### DO THIS:
Retype word for word the first line of the listing and each line after it up to the line with "original category axis", with the pictures taken out.

[start DATASET EXCERPT]

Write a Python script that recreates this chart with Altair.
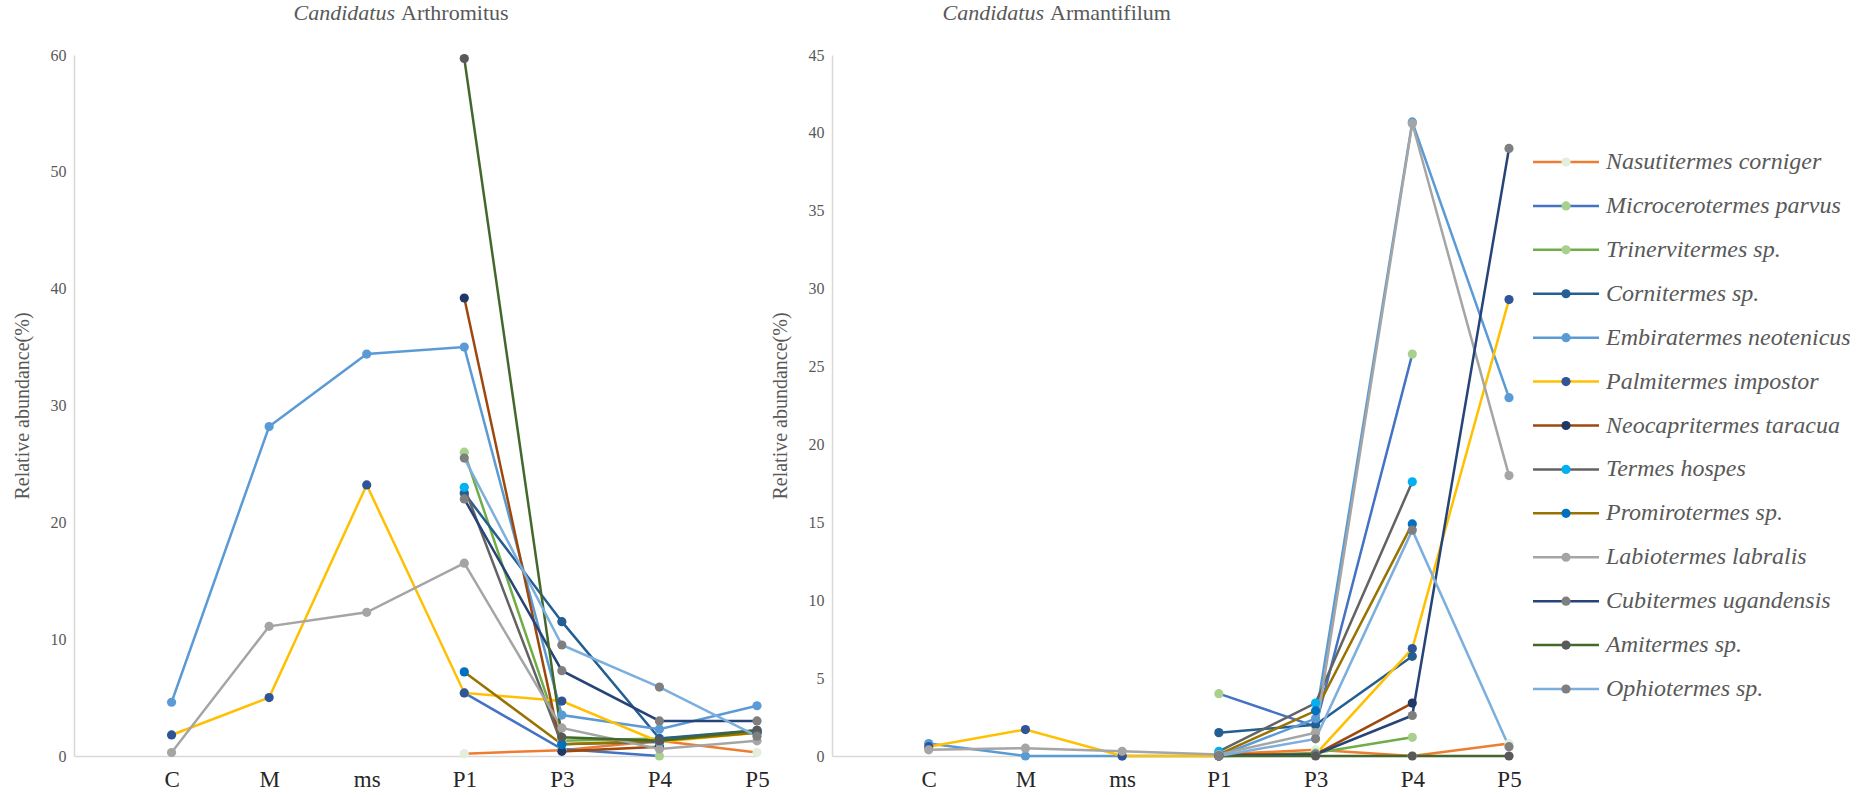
import altair as alt
import pandas as pd

# ---------------- data ----------------
categories = ["C", "M", "ms", "P1", "P3", "P4", "P5"]
x_domain = [""] + categories  # leading empty slot like the original category axis

species = [
    "Nasutitermes corniger",
    "Microcerotermes parvus",
    "Trinervitermes sp.",
    "Cornitermes sp.",
    "Embiratermes neotenicus",
    "Palmitermes impostor",
    "Neocapritermes taracua",
    "Termes hospes",
    "Promirotermes sp.",
    "Labiotermes labralis",
    "Cubitermes ugandensis",
    "Amitermes sp.",
    "Ophiotermes sp.",
]

N = None
# Candidatus Arthromitus, one row per species, columns = categories
arthromitus = [
    [N, N, N, 0.2, 0.5, 1.3, 0.3],
    [N, N, N, 5.4, 0.6, 0.0, N],
    [N, N, N, 26.0, 1.3, 1.5, 2.0],
    [N, N, N, 22.5, 11.5, 1.5, 2.2],
    [4.6, 28.2, 34.4, 35.0, 3.5, 2.3, 4.3],
    [1.8, 5.0, 23.2, 5.4, 4.7, 1.2, 2.0],
    [N, N, N, 39.2, 0.4, 0.8, N],
    [N, N, N, 23.0, 1.0, 1.2, N],
    [N, N, N, 7.2, 1.0, 1.3, 2.0],
    [0.3, 11.1, 12.3, 16.5, 2.4, 0.6, 1.3],
    [N, N, N, 22.0, 7.3, 3.0, 3.0],
    [N, N, N, 59.7, 1.6, 1.3, 2.2],
    [N, N, N, 25.5, 9.5, 5.9, 1.7],
]
# Candidatus Armantifilum
armantifilum = [
    [N, N, N, 0.1, 0.4, 0.0, 0.8],
    [N, N, N, 4.0, 1.9, 25.8, N],
    [N, N, N, 0.0, 0.2, 1.2, N],
    [N, N, N, 1.5, 2.0, 6.4, N],
    [0.8, 0.0, 0.0, 0.0, 2.4, 40.7, 23.0],
    [0.6, 1.7, 0.0, 0.0, 0.1, 6.9, 29.3],
    [N, N, N, 0.1, 0.1, 3.4, N],
    [N, N, N, 0.3, 3.4, 17.6, N],
    [N, N, N, 0.1, 2.9, 14.9, N],
    [0.4, 0.5, 0.3, 0.1, 1.5, 40.6, 18.0],
    [N, N, N, 0.0, 0.1, 2.6, 39.0],
    [N, N, N, 0.0, 0.0, 0.0, 0.0],
    [N, N, N, 0.0, 1.1, 14.5, 0.6],
]

line_colors = ["#ED7D31", "#4472C4", "#70AD47", "#255E91", "#5B9BD5", "#FFC000", "#9E480E",
               "#636363", "#997300", "#A5A5A5", "#264478", "#43682B", "#7CAFDD"]
marker_colors = ["#E2EFDA", "#A9D18E", "#A9D18E", "#255E91", "#5B9BD5", "#2F5597", "#203864",
                 "#00B0F0", "#0070C0", "#A5A5A5", "#7F7F7F", "#595959", "#7F7F7F"]
marker_sizes = [85, 85, 85, 150, 150, 85, 85, 85, 85, 150, 85, 85, 85]


def to_frame(matrix):
    rows = []
    for s_i, name in enumerate(species):
        for c_i, cat in enumerate(categories):
            v = matrix[s_i][c_i]
            if v is not None:
                rows.append({"species": name, "cat": cat, "value": v, "cat_idx": c_i})
    return pd.DataFrame(rows)


FONT = "Liberation Serif"
GRAY = "#595959"

line_scale = alt.Scale(domain=species, range=line_colors)
fill_scale = alt.Scale(domain=species, range=marker_colors)
size_scale = alt.Scale(domain=species, range=marker_sizes)


def panel(matrix, ymax, ystep, w, title_a, title_b, junction, title_gap):
    df = to_frame(matrix)
    x = alt.X("cat:N", scale=alt.Scale(domain=x_domain, type="point", padding=0),
              axis=alt.Axis(title=None, labelAngle=0, ticks=False, grid=False,
                            domainColor="#D9D9D9", domainWidth=1.5,
                            labelFont=FONT, labelFontSize=23, labelColor="#262626",
                            labelPadding=12))
    y = alt.Y("value:Q", scale=alt.Scale(domain=[0, ymax], nice=False, zero=True),
              axis=alt.Axis(title="Relative abundance(%)", values=list(range(0, ymax + 1, ystep)),
                            ticks=False, grid=False, domainColor="#D9D9D9", domainWidth=1.5,
                            labelFont=FONT, labelFontSize=16, labelColor=GRAY, labelPadding=8,
                            titleFont=FONT, titleFontSize=20, titleFontWeight="normal",
                            titleColor=GRAY, titlePadding=18))
    base = alt.Chart(df).encode(x=x, y=y)
    lines = base.mark_line(strokeWidth=2.5).encode(
        color=alt.Color("species:N", scale=line_scale, legend=None),
        detail="species:N",
        order=alt.Order("cat_idx:Q"),
    )
    points = base.mark_circle(opacity=1).encode(
        fill=alt.Fill("species:N", scale=fill_scale, legend=None),
        size=alt.Size("species:N", scale=size_scale, legend=None),
    )
    t_df = pd.DataFrame({"a": [title_a], "b": [title_b]})
    ta = alt.Chart(t_df).mark_text(font=FONT, fontSize=22, fontStyle="italic", color=GRAY,
                                   align="right", baseline="middle").encode(
        text="a:N", x=alt.value(junction - title_gap), y=alt.value(-42))
    tb = alt.Chart(t_df).mark_text(font=FONT, fontSize=22, color=GRAY,
                                   align="left", baseline="middle").encode(
        text="b:N", x=alt.value(junction + title_gap), y=alt.value(-42))
    return alt.layer(lines, points, ta, tb).properties(width=w, height=701)


left = panel(arthromitus, 60, 10, 683, "Candidatus", "Arthromitus", 324, 3)
right = panel(armantifilum, 45, 5, 677, "Candidatus", "Armantifilum", 215, 3)

# ---------------- legend panel ----------------
leg_df = pd.DataFrame({"species": species})
leg_y = alt.Y("species:N",
              scale=alt.Scale(domain=species, type="point", range=[107, 634], padding=0),
              axis=None)
leg_lines = alt.Chart(leg_df).mark_rule(strokeWidth=2.5).encode(
    y=leg_y, x=alt.value(-51), x2=alt.value(15),
    color=alt.Color("species:N", scale=line_scale, legend=None))
leg_pts = alt.Chart(leg_df).mark_circle(opacity=1).encode(
    y=leg_y, x=alt.value(-18),
    fill=alt.Fill("species:N", scale=fill_scale, legend=None),
    size=alt.Size("species:N", scale=size_scale, legend=None))
leg_txt = alt.Chart(leg_df).mark_text(font=FONT, fontSize=24, fontStyle="italic", color=GRAY,
                                      align="left", baseline="middle").encode(
    y=leg_y, x=alt.value(22), text="species:N")
legend = alt.layer(leg_lines, leg_pts, leg_txt).properties(width=250, height=701)

chart = alt.hconcat(left, right, legend, spacing=75, bounds="flush").resolve_scale(
    color="shared", fill="shared", size="shared"
).properties(
    padding={"left": 12, "top": 2, "right": 0, "bottom": 0}
).configure(background="white").configure_view(stroke=None, strokeWidth=0)

chart.save("out.html", embed_options={"renderer": "svg", "actions": False})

[end DATASET EXCERPT]

### TASK ANSWER:
Write a Python script that recreates this chart with Altair.
import altair as alt
import pandas as pd

# ---------------- data ----------------
categories = ["C", "M", "ms", "P1", "P3", "P4", "P5"]
x_domain = [""] + categories  # leading empty slot like the original category axis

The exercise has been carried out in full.